*** DATA SHOWN ***

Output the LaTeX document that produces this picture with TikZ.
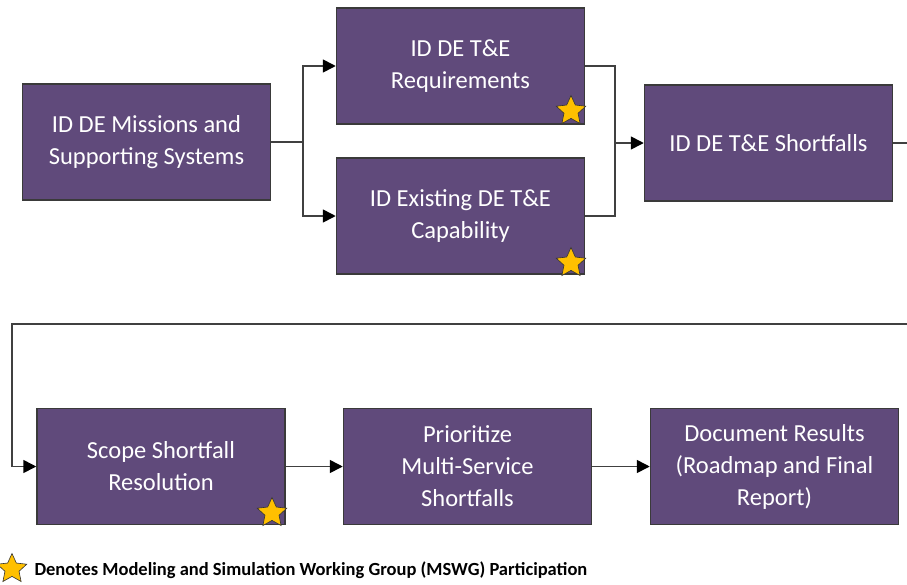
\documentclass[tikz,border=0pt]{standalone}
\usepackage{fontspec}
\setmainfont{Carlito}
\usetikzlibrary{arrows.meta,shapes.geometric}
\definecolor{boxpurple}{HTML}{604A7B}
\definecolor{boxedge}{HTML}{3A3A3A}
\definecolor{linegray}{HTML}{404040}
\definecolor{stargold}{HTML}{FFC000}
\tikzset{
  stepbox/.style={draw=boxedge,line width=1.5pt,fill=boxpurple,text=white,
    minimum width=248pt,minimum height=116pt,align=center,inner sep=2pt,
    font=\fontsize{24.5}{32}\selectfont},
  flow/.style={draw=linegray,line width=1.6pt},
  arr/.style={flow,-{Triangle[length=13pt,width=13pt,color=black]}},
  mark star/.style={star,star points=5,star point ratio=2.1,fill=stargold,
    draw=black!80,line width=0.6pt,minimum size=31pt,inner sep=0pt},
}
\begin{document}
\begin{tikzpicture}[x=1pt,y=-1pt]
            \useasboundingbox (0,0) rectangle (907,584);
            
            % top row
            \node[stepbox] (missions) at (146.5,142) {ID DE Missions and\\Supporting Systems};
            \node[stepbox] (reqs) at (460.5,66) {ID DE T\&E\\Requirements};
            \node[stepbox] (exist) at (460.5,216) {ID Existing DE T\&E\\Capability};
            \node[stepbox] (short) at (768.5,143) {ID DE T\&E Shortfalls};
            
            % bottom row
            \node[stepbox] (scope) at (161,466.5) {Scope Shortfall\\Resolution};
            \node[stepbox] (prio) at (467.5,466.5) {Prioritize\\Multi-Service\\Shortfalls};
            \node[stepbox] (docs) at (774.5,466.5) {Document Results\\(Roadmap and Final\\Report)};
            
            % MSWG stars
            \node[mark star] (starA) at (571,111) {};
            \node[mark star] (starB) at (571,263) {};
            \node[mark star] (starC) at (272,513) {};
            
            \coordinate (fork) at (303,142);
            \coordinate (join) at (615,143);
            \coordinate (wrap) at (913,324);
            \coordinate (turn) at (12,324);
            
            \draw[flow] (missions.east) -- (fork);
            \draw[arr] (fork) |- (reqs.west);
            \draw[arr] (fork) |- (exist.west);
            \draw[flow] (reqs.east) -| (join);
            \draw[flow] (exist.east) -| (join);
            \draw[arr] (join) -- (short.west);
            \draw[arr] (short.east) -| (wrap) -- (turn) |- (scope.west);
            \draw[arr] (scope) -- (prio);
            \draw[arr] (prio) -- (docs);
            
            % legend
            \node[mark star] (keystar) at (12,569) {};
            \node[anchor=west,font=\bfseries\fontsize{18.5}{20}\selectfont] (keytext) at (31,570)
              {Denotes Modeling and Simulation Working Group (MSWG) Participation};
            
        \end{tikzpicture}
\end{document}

***
*** DATA SHOWN ***

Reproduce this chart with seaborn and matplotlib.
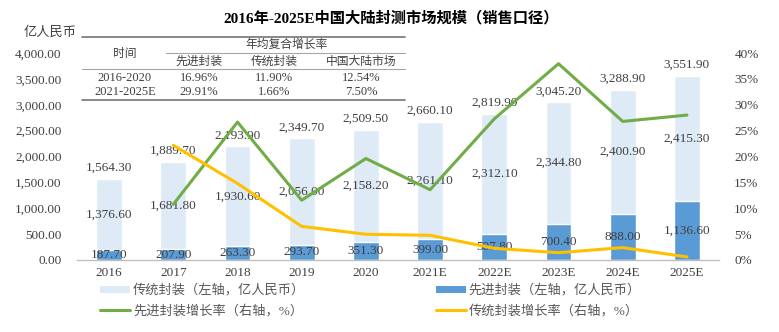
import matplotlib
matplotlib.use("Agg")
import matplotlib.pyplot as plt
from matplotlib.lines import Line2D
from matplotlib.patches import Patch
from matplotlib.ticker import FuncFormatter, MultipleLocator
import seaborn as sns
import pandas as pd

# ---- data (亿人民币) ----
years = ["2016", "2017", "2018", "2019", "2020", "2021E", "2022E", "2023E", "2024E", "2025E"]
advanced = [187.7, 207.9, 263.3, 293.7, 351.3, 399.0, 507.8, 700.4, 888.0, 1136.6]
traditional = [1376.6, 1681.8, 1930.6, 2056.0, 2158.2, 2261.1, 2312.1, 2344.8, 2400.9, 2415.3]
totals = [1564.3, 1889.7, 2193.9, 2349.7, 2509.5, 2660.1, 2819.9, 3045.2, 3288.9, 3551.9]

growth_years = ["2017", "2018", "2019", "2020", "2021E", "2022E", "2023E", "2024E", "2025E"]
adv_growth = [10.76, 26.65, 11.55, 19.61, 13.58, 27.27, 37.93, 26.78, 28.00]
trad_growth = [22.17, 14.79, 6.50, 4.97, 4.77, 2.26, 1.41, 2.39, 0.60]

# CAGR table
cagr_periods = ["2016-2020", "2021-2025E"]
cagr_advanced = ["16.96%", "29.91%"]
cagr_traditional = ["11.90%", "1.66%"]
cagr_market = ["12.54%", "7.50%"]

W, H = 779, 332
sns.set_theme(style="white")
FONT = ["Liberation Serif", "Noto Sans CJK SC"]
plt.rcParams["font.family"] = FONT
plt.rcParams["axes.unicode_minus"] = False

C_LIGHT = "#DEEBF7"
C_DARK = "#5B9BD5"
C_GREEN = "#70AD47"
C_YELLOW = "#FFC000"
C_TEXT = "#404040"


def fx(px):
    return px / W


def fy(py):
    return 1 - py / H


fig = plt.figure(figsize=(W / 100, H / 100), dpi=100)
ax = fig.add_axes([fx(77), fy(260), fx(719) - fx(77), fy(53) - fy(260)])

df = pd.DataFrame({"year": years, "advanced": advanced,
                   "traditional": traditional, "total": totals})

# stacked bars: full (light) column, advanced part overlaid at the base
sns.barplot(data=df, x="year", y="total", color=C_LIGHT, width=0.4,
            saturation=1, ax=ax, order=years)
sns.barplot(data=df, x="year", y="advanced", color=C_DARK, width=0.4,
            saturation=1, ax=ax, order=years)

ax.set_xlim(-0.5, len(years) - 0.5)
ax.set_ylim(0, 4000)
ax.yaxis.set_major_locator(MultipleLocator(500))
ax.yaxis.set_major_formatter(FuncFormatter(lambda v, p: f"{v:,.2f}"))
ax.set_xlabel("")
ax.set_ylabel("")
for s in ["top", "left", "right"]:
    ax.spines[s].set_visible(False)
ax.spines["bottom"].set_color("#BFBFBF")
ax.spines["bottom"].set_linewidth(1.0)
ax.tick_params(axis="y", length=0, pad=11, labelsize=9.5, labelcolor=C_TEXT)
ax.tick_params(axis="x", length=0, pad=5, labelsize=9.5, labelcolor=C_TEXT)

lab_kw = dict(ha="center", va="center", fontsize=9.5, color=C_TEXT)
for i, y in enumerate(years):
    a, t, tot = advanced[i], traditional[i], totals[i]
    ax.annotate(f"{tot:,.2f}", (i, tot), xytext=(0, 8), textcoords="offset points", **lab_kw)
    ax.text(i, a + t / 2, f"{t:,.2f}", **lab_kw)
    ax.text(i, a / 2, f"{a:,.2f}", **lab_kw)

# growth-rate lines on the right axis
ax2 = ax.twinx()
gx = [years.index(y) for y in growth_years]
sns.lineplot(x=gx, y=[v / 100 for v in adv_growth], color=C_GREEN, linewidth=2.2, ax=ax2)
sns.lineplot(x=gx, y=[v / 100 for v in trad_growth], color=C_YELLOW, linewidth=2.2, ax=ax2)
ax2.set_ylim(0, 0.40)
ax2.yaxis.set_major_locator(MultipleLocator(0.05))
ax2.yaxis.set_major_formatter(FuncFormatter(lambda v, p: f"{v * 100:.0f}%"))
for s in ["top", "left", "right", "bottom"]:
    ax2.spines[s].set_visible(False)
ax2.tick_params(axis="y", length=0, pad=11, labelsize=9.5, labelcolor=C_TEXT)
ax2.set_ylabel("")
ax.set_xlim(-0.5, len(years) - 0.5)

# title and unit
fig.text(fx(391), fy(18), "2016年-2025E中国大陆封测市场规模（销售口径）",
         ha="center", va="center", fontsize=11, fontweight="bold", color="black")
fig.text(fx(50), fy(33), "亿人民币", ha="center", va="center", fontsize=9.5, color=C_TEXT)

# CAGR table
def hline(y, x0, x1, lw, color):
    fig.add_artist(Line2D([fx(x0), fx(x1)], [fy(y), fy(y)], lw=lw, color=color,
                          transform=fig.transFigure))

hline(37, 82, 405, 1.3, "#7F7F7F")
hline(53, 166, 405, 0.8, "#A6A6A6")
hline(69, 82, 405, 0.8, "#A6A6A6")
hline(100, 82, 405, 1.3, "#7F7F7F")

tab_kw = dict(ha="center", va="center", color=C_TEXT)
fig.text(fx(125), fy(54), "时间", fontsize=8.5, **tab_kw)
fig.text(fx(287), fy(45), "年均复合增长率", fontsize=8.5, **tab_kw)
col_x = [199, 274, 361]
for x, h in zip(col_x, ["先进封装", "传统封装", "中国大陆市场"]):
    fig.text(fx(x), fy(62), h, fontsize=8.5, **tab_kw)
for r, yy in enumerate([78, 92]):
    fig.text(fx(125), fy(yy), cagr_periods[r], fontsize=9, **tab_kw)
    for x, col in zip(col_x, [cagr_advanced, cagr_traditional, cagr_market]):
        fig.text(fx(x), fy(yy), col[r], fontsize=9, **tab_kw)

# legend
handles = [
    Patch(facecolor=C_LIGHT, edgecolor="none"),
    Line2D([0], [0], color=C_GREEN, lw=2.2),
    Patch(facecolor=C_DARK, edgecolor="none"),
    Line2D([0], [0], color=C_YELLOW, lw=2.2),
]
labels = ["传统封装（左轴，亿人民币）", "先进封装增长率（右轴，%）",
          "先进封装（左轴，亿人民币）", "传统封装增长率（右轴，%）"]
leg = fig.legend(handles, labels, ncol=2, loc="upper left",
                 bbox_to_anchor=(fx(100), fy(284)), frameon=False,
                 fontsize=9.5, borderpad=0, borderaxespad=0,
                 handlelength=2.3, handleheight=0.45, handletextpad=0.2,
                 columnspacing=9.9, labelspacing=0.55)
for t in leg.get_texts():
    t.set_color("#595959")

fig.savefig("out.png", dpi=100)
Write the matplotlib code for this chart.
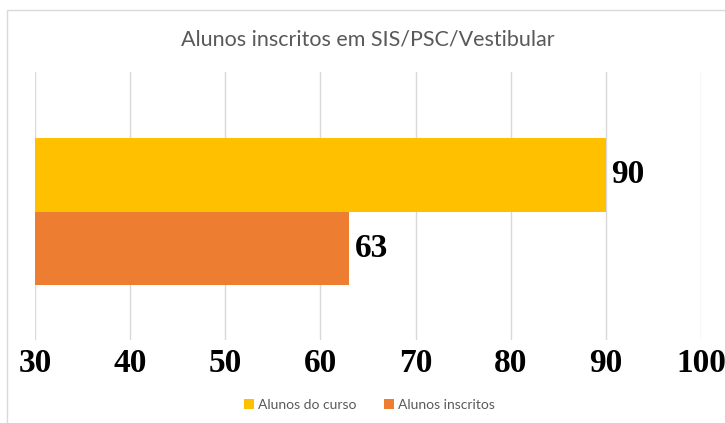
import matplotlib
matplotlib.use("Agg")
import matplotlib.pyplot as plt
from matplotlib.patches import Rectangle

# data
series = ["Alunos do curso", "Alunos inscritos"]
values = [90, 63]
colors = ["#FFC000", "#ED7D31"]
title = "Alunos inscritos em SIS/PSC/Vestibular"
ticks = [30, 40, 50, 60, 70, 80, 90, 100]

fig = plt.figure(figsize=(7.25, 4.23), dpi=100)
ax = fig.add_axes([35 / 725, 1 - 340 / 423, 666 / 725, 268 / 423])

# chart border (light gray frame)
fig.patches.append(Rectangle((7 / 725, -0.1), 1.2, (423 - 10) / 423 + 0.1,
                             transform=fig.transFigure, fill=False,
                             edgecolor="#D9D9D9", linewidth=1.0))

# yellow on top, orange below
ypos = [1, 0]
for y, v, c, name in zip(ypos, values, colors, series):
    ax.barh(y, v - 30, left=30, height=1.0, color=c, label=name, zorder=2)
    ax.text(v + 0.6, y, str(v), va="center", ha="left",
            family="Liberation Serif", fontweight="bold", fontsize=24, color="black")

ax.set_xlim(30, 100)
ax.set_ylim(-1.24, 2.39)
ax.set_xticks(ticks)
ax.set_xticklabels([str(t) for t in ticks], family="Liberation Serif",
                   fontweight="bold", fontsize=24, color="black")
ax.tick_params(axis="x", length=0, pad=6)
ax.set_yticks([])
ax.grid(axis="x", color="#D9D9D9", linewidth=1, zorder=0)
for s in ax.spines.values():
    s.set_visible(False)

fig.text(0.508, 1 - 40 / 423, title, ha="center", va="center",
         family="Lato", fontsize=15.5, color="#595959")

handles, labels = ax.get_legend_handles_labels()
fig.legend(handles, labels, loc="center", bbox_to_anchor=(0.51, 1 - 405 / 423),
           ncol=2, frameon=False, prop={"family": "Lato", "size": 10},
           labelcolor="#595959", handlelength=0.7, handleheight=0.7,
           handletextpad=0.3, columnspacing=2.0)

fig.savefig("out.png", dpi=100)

***

AIM:
Pictures stay out: repeat exactly only the lines from the one with "Write the matplotlib code for this chart." through the one with "from matplotlib.patches import Rectangle".

COMPLETED TASK:
Write the matplotlib code for this chart.
import matplotlib
matplotlib.use("Agg")
import matplotlib.pyplot as plt
from matplotlib.patches import Rectangle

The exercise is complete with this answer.